Now if the entire world operates according to — is run on those principles, how much do you worry about a new technology then? I think much, much less than we do now. Most of the things that we worry about under the mode of capitalism that the U.S practices, that is going to put people out of work, that is going to make people’s lives harder, because corporations will see it as a way to increase their profits and reduce their costs. It’s not intrinsic to that technology. It’s not that technology fundamentally is about putting people out of work.
It’s capitalism that wants to reduce costs and reduce costs by laying people off. It’s not that like all technology suddenly becomes benign in this world. But it’s like, in a world where we have really strong social safety nets, then you could maybe actually evaluate sort of the pros and cons of technology as a technology, as opposed to seeing it through how capitalism is going to use it against us. How are giant corporations going to use this to increase their profits at our expense?

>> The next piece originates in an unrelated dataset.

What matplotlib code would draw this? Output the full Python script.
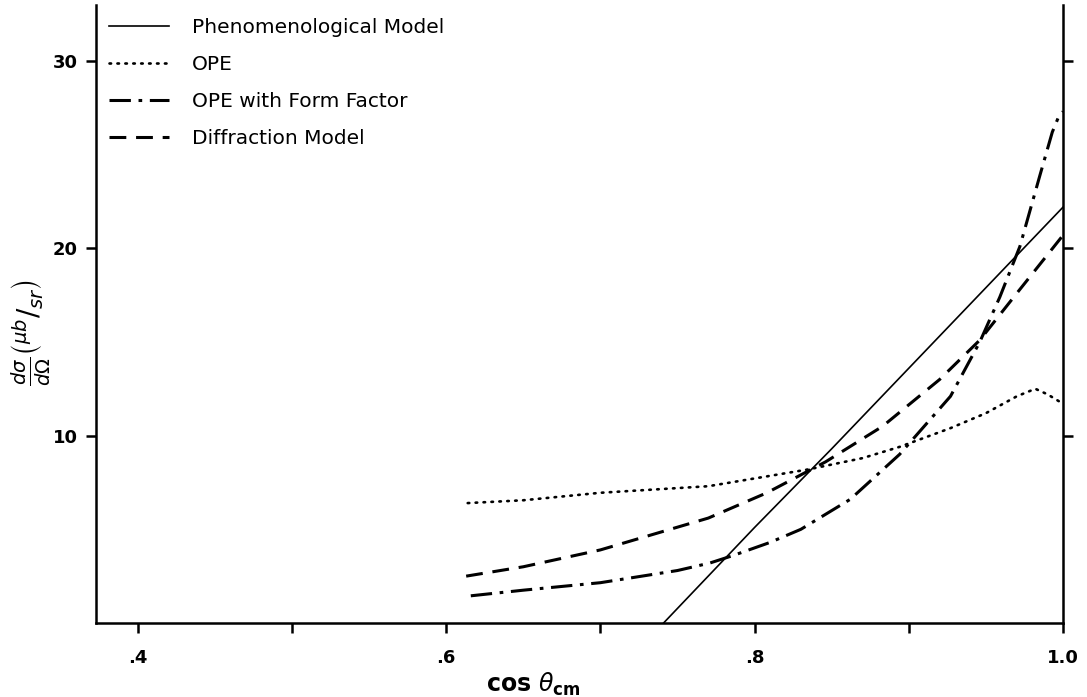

And so, I feel like that is kind of the unexamined assumption in a lot of discussions about the inevitability of technological change and technologically-induced unemployment. Those are fundamentally about capitalism and the fact that we are sort of unable to question capitalism. We take it as an assumption that it will always exist and that we will never escape it. And that’s sort of the background radiation that we are all having to live with. But yeah, I’d like us to be able to separate an evaluation of the merits and drawbacks of technology from the framework of capitalism.